Office 2013 にさわってみた

家電量販店に立ち寄った折にマイクロソフト社のオフィス製品の最新版 Office 2013 を購入した。これは「オフィス史上最も画期的な製品」と喧伝されているが、まず手にして驚くのは外形が異様に小さいことである。ハガキくらいの大きさで、厚さも 1cm 足らず。
案の定、中にディスクは入っておらず、数枚の紙切れが入っているだけ。そしてその内の 1 枚にライセンス認証用のキーが印刷されている。ようするに、これは実体としては「ダウンロード版」で、店頭販売用に小さな箱を用したに過ぎない。これは「店頭販売しているダウンロード版」なのだった。
さらにその箱をよく見ると、小さな字で「本製品は同一ユーザーが使用する合計 2 台までの PC にインストールできます」という文章が印刷されている。それ以上の説明は何もない。マイクロソフト社がこのようなシステムを取り出したのはたしか Office 2003 あたりからだと思うが、このあたりについては「すでに皆さんご存知の通り」ということなのだろう。
いずれにしても、このような販売形態が「これからのパッケージソフトのあり方」を示唆していることは間違いないだろう。

Word や Excel のような単体版の他に、それらをセットにしたスイート製品が販売されているのはこれまでと変わらない。
ここには Personal ・ Home & Business ・ Professional という 3 つのエディションがあるのだが、このうち、( 旧版のユーザーを対象にした ) 「アップグレード版」が存在するのは最上位の Professional だけ ( しかも数量限定 ) で、その他はすべて「通常版」だけになっている。これまではすべてのエディションについて「アップグレード版」と「通常版」が用意されていたはずだから、これは大きな違いといえる。
私たちはこれまで、ソフトウェアのバージョンアップサービスについて「あって当たり前 = なければ欠陥商品」というように何となく習慣的に思ってきたが、このあたりもこれから少しずつ変わっていくのかもしれない。

正直なところ、私は Word を少しさわってみただけなのだが、そもそもここで「新しい Word はどのように変わったのか」というような解説をするつもりはないし、そういうことが出来るわけでもない ( そういう情報なら書店やネット上にたくさん出回っている )。
ただし、「ここで一番変わったことは何なのか」と聞かれたならば、これについては私でもかなり自信をもって答えることができる。
それは、このプログラムが「ローカルディスクではなく、SkyDrive 上でデータを読み書きすることを標準的なスタイルにしようとしている」ことである。
この SkyDrive というサービス――マイクロソフト社が無償で提供しているストレージサービスで、サインインすれば 7GB まで誰でも自由に使うことができる――は以前からあったもので、ローカルディスクのファイルをここにコピーしておけば他の PC からそれにアクセスすることはできた。しかし、プログラムの側からそのファイルを直接開いたり保存したりすることはできなかった。
このサービスにより、自宅であれ会社であれ出先であれ、いつも同じデータに直接アクセスできるようになるわけで、そのメリットは非常に大きいと思う。これがオフィス製品 ( だけに限らないかも知れないが ) の標準的な利用形態になっていくのは確実であろう。

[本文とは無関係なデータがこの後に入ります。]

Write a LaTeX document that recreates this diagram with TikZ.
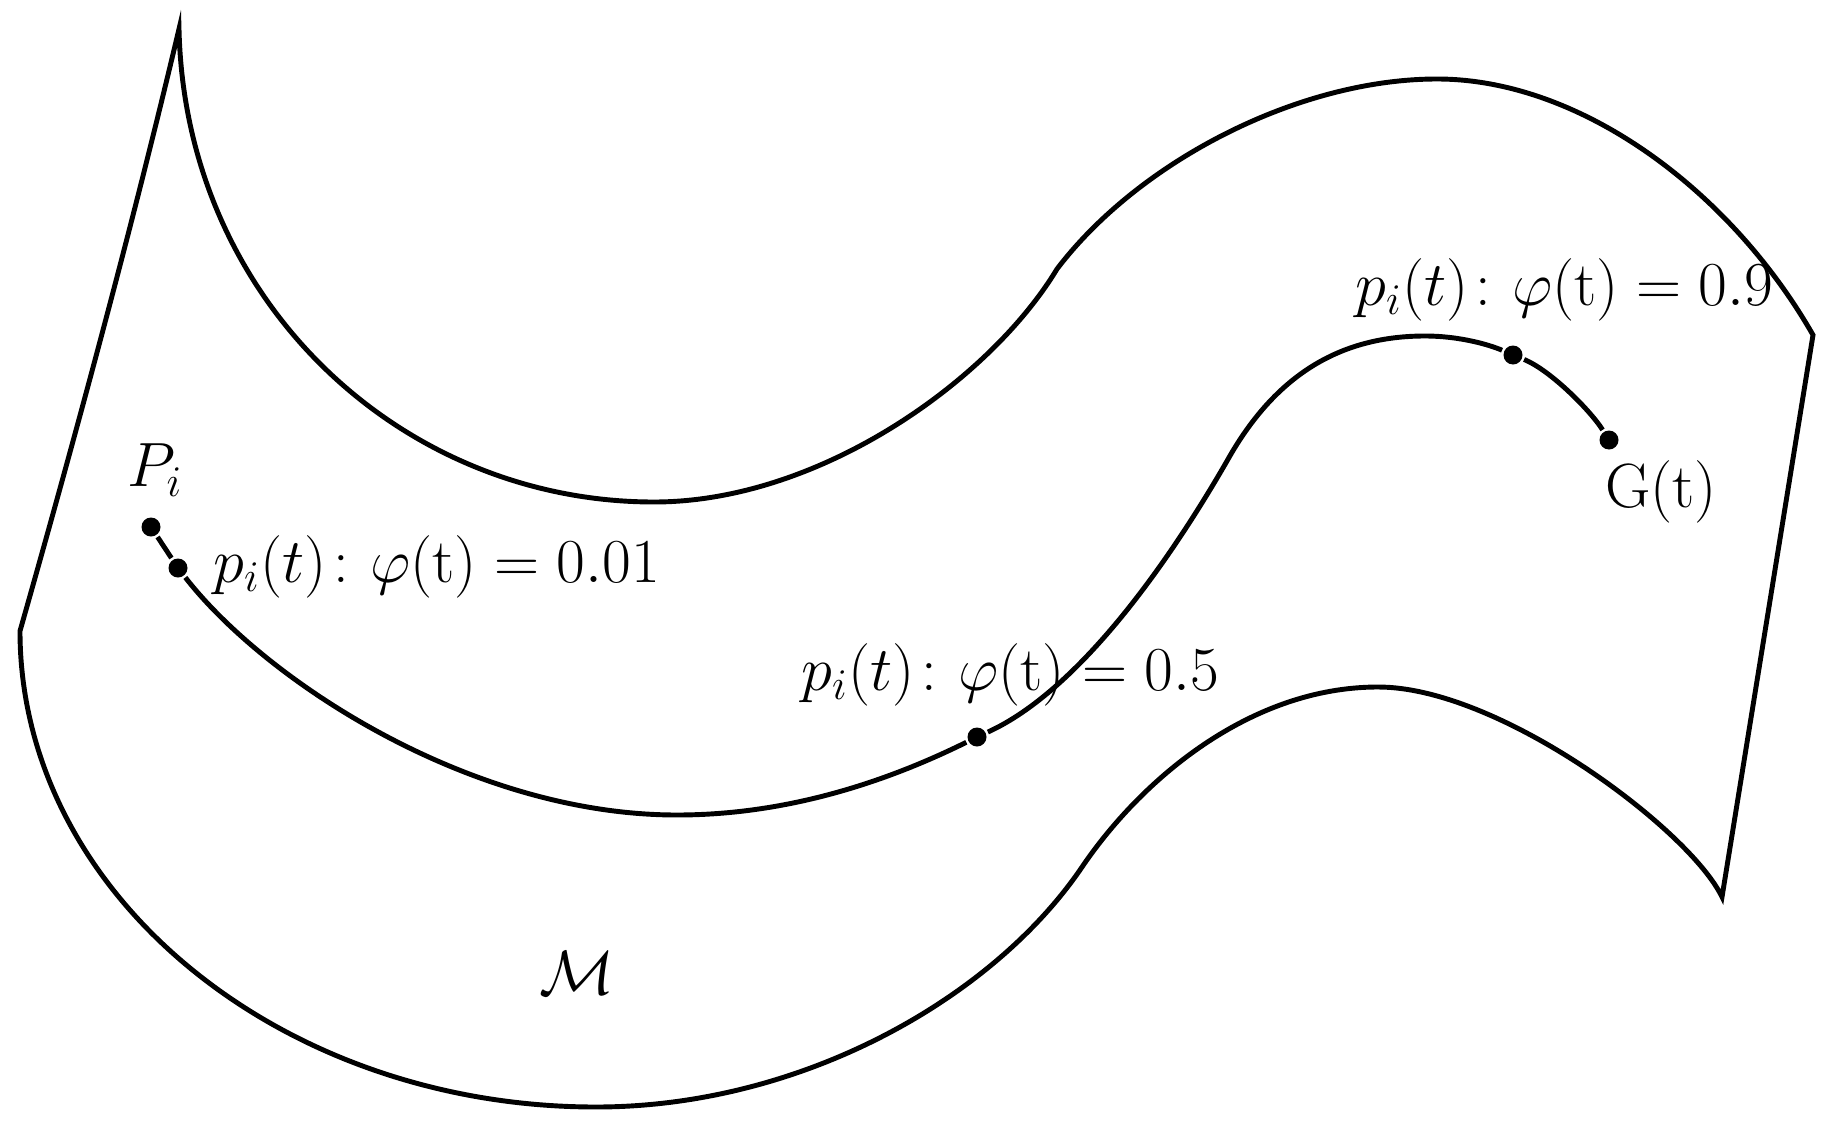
\RequirePackage{fix-cm}
\documentclass[tikz,border=0pt]{standalone}
\usepackage{amsmath}
\usepackage{amssymb}
\usepackage{tikz}
\usetikzlibrary{positioning}
\usetikzlibrary{calc}

\begin{document}
\begin{tikzpicture}[x={(0.1mm,0)},y={(0,-0.1mm)},line width=1.4pt,
		pt/.style={circle,fill=black,inner sep=0pt,minimum size=1.9mm},
		lbl/.style={inner sep=0pt,font=\fontsize{17.8}{22}\selectfont}]
		\useasboundingbox (0,0) rectangle (1834,1139);

		% corners of the surface
		\coordinate (cusp) at (179,29);
		\coordinate (lv) at (20,631);
		\coordinate (rv) at (1813,335);
		\coordinate (br) at (1722,897);

		% upper edge
		\coordinate (tb) at (654,502);
		\coordinate (k1) at (1057,269);
		\coordinate (tt) at (1437,79);
		% lower edge
		\coordinate (lt) at (1378,687);
		\coordinate (k2) at (1080,870);
		\coordinate (lb) at (596,1107);

		\draw[line join=miter] (cusp) .. controls (185,300) and (400,502) .. (tb)
			.. controls (820,502) and (990,380) .. (k1)
			.. controls (1140,160) and (1300,79) .. (tt)
			.. controls (1580,79) and (1730,190) .. (rv)
			-- (br)
			.. controls (1690,830) and (1500,687) .. (lt)
			.. controls (1250,687) and (1140,780) .. (k2)
			.. controls (990,1000) and (800,1107) .. (lb)
			.. controls (279,1107) and (20,893) .. (lv)
			.. controls (80,420) and (135,215) .. (cusp) -- cycle;

		% path on the manifold
		\node[pt] (p0) at (151,527) {};
		\node[pt] (p1) at (178,568) {};
		\node[pt] (p2) at (977,737) {};
		\node[pt] (p3) at (1513,355) {};
		\node[pt] (g) at (1609,440) {};
		\coordinate (mb) at (677,815);
		\coordinate (k3) at (1227,461);
		\coordinate (mt) at (1425,336);

		\draw (p0) -- (p1);
		\draw (p1) .. controls (265,680) and (470,815) .. (mb)
			.. controls (790,815) and (890,780) .. (p2);
		\draw (p2) .. controls (1080,690) and (1170,560) .. (k3)
			.. controls (1275,375) and (1340,336) .. (mt)
			.. controls (1460,336) and (1490,345) .. (p3);
		\draw (p3) .. controls (1550,370) and (1590,410) .. (g);

		% labels
		\node[lbl] (pi) at (155,470) {$P_i$};
		\node[lbl,anchor=base west] (l01) at (211,582) {$p_i(t)\colon \varphi(\mathrm{t}) = 0.01$};
		\node[lbl,anchor=base west] (l05) at (799,690) {$p_i(t)\colon \varphi(\mathrm{t}) = 0.5$};
		\node[lbl,anchor=base west] (l09) at (1353,305) {$p_i(t)\colon \varphi(\mathrm{t}) = 0.9$};
		\node[lbl,anchor=base] (gl) at (1661,507) {G(t)};
		\node[lbl] (man) at (577,973) {$\mathcal{M}$};
	\end{tikzpicture}
\end{document}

それからもう一つ、個人的に注目しているのは、Word で PDF 文書を開いて編集したり保存したりすることができるようになった点である。これまではそれなりのお金をかけて何らかのアドインを組み込まなければできなかった機能が最初から標準で装備されているのだから、これは大変うれしい。
ただし、読み込んだ PDF 文書を完全な形で Word の文書に変換するのは難しそうである。私自身、まだ使い始めなので何ともいえない部分があるが、このあたりは折をみて報告したい。